_Requirements:_ Output nothing but the lines from the one with "Write the matplotlib code for this chart." through the one with "ax.set_axisbelow(True)", including both. Leave the pictures out of the copy.
── Input records ──
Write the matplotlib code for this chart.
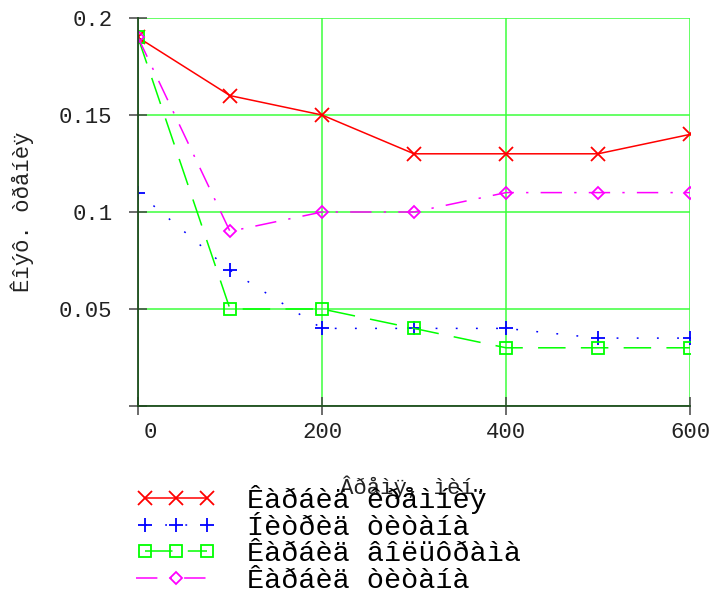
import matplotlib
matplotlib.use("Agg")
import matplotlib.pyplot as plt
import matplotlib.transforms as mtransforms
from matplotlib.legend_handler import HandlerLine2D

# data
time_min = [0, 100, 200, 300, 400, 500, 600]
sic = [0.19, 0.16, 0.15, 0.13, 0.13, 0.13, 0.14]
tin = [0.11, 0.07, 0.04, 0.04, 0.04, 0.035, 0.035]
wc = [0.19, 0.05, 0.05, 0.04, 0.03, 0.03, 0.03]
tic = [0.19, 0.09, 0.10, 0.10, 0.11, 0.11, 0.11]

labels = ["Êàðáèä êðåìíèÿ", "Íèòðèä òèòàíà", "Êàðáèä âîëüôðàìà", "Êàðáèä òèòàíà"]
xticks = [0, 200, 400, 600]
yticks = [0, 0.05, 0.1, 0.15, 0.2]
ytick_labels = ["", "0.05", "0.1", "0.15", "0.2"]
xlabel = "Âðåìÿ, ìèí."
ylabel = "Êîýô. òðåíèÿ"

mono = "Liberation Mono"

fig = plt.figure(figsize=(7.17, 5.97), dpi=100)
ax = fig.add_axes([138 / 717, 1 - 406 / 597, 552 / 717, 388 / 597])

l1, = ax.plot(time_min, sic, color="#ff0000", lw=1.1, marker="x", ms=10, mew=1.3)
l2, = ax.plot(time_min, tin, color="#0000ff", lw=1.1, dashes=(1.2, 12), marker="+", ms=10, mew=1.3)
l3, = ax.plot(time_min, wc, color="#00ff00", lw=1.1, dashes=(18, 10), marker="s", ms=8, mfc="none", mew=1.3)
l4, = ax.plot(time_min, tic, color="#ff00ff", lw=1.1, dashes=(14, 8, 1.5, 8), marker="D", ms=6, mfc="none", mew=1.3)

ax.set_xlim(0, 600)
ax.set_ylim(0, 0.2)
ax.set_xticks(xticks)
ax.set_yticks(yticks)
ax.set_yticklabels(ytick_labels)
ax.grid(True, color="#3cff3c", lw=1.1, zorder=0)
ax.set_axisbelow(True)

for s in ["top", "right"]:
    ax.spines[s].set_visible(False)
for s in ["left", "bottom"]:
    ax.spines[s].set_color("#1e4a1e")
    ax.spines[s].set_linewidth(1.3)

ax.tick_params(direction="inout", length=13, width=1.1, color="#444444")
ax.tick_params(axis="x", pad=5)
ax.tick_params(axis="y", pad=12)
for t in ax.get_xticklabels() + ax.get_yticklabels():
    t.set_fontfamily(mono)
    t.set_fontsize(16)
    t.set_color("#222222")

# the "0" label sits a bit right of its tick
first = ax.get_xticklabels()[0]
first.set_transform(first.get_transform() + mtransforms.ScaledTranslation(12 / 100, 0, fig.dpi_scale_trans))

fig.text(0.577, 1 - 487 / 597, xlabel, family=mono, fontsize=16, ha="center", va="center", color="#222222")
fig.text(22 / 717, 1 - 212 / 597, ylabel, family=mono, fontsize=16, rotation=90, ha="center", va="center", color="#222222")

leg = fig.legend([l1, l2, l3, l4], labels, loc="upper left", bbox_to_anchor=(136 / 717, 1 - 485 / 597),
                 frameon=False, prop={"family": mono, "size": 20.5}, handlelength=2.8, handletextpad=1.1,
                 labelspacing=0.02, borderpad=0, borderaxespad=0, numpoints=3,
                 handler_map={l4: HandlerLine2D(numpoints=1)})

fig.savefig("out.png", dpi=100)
───
── Input records ──
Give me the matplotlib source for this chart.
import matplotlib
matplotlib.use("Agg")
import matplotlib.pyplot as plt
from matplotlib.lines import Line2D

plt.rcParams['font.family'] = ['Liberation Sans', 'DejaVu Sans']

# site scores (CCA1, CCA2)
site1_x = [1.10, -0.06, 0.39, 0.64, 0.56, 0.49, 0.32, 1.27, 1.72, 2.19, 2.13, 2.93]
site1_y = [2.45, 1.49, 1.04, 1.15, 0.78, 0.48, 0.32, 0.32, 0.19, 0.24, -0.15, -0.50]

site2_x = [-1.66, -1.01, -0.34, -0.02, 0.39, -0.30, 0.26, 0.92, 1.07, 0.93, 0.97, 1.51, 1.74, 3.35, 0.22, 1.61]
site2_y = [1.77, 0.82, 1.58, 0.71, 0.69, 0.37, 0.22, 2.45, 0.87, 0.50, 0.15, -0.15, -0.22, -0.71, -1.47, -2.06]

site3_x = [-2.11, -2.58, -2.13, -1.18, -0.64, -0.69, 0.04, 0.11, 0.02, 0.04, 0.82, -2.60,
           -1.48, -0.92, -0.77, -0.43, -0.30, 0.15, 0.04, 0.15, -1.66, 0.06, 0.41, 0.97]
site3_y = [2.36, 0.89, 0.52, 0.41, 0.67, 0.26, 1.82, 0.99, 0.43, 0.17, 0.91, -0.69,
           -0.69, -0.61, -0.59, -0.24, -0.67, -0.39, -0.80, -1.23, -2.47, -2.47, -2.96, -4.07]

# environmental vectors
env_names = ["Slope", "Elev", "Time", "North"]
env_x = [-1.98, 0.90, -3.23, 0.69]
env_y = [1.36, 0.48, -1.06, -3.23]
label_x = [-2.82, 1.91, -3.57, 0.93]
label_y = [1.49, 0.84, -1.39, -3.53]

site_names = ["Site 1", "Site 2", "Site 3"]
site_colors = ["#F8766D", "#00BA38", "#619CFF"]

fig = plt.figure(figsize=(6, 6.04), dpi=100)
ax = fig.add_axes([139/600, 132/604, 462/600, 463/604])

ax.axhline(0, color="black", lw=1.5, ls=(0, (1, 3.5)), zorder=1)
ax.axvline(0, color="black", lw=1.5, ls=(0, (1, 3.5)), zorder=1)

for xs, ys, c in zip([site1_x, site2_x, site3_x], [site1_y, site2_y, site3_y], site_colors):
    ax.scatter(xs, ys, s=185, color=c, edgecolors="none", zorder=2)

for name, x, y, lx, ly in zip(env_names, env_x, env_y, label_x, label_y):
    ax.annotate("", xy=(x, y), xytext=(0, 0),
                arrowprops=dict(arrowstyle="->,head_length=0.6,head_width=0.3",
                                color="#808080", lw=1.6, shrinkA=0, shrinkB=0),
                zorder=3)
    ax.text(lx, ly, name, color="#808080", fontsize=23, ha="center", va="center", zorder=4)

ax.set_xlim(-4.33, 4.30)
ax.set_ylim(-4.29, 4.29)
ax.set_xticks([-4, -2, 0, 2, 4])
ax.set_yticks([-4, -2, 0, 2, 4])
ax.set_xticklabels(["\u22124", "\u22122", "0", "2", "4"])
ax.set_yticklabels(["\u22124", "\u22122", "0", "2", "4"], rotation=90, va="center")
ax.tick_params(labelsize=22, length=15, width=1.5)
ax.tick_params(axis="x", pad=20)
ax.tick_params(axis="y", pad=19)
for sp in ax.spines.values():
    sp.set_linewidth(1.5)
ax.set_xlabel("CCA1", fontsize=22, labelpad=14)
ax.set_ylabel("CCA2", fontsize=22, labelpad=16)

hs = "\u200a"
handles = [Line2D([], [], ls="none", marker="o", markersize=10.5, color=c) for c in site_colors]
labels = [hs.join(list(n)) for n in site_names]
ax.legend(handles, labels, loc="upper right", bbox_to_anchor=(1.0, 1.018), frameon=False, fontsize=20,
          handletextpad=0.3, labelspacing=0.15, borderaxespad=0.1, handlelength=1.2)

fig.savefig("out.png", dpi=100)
───
── Input records ──
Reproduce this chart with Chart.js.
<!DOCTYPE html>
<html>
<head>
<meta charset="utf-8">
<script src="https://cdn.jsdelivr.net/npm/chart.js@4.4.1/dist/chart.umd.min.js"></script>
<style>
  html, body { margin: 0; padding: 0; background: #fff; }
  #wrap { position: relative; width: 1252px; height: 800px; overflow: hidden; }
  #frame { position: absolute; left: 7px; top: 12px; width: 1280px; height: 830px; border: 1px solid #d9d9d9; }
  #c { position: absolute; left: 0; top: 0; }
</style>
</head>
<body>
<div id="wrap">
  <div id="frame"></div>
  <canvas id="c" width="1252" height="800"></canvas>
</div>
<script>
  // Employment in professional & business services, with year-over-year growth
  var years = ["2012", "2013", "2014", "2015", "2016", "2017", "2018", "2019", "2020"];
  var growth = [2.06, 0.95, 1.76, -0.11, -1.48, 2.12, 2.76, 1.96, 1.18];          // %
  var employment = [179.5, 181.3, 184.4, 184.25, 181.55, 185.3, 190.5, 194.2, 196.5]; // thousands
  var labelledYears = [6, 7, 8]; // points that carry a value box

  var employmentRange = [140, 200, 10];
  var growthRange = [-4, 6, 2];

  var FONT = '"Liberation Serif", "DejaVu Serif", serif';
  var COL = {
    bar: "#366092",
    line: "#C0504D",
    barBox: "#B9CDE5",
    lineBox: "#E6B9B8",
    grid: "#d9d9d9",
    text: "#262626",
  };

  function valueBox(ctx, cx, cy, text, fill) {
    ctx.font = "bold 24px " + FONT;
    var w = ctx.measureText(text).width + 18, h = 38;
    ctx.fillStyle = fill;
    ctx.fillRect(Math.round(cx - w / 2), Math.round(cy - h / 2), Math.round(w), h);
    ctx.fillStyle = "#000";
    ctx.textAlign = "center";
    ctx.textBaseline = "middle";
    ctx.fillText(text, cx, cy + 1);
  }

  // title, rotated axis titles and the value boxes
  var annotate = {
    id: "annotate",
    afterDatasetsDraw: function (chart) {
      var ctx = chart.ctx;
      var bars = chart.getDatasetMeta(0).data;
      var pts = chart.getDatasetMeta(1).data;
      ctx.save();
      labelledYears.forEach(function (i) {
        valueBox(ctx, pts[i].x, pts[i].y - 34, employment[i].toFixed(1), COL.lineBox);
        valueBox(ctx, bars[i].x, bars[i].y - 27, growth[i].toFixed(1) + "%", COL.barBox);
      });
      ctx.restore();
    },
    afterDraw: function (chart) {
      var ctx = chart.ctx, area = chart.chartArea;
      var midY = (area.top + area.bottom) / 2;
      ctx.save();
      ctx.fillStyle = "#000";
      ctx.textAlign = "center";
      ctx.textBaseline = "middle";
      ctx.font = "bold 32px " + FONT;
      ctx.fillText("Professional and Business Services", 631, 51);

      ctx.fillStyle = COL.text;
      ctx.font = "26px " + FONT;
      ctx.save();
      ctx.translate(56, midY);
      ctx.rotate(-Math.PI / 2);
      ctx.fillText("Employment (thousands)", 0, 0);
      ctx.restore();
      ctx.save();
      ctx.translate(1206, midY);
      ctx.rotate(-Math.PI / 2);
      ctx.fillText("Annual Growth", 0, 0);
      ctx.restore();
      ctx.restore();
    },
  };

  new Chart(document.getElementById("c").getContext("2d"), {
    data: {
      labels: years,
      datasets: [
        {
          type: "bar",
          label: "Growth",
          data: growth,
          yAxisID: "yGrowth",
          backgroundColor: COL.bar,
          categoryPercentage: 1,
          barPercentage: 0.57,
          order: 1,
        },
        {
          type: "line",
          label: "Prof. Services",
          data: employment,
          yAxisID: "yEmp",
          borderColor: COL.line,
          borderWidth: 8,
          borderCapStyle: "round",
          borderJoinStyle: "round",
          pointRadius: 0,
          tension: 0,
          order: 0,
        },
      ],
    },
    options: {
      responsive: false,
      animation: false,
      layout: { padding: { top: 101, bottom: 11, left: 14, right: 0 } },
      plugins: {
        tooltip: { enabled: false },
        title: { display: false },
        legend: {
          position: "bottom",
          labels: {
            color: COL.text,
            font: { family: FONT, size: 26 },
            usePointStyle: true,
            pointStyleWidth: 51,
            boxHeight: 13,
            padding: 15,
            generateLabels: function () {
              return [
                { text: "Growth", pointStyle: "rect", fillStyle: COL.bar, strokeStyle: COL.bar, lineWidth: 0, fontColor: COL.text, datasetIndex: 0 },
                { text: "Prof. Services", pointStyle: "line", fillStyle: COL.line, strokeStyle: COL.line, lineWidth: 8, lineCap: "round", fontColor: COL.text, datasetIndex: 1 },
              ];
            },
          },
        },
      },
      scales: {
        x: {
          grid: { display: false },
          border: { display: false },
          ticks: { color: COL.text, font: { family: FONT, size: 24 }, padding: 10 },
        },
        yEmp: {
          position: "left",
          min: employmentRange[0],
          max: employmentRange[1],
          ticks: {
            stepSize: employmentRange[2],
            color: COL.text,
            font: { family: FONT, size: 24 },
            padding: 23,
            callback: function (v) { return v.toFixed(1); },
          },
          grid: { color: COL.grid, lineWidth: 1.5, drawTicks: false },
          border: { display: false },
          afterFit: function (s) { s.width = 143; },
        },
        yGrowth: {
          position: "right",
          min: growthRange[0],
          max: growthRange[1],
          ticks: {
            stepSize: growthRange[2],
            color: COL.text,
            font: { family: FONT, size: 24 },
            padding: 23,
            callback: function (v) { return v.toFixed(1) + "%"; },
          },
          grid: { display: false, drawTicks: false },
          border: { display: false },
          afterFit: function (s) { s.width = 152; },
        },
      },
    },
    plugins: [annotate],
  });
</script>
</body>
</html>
───
_Completed task:_
Write the matplotlib code for this chart.
import matplotlib
matplotlib.use("Agg")
import matplotlib.pyplot as plt
import matplotlib.transforms as mtransforms
from matplotlib.legend_handler import HandlerLine2D

# data
time_min = [0, 100, 200, 300, 400, 500, 600]
sic = [0.19, 0.16, 0.15, 0.13, 0.13, 0.13, 0.14]
tin = [0.11, 0.07, 0.04, 0.04, 0.04, 0.035, 0.035]
wc = [0.19, 0.05, 0.05, 0.04, 0.03, 0.03, 0.03]
tic = [0.19, 0.09, 0.10, 0.10, 0.11, 0.11, 0.11]

labels = ["Êàðáèä êðåìíèÿ", "Íèòðèä òèòàíà", "Êàðáèä âîëüôðàìà", "Êàðáèä òèòàíà"]
xticks = [0, 200, 400, 600]
yticks = [0, 0.05, 0.1, 0.15, 0.2]
ytick_labels = ["", "0.05", "0.1", "0.15", "0.2"]
xlabel = "Âðåìÿ, ìèí."
ylabel = "Êîýô. òðåíèÿ"

mono = "Liberation Mono"

fig = plt.figure(figsize=(7.17, 5.97), dpi=100)
ax = fig.add_axes([138 / 717, 1 - 406 / 597, 552 / 717, 388 / 597])

l1, = ax.plot(time_min, sic, color="#ff0000", lw=1.1, marker="x", ms=10, mew=1.3)
l2, = ax.plot(time_min, tin, color="#0000ff", lw=1.1, dashes=(1.2, 12), marker="+", ms=10, mew=1.3)
l3, = ax.plot(time_min, wc, color="#00ff00", lw=1.1, dashes=(18, 10), marker="s", ms=8, mfc="none", mew=1.3)
l4, = ax.plot(time_min, tic, color="#ff00ff", lw=1.1, dashes=(14, 8, 1.5, 8), marker="D", ms=6, mfc="none", mew=1.3)

ax.set_xlim(0, 600)
ax.set_ylim(0, 0.2)
ax.set_xticks(xticks)
ax.set_yticks(yticks)
ax.set_yticklabels(ytick_labels)
ax.grid(True, color="#3cff3c", lw=1.1, zorder=0)
ax.set_axisbelow(True)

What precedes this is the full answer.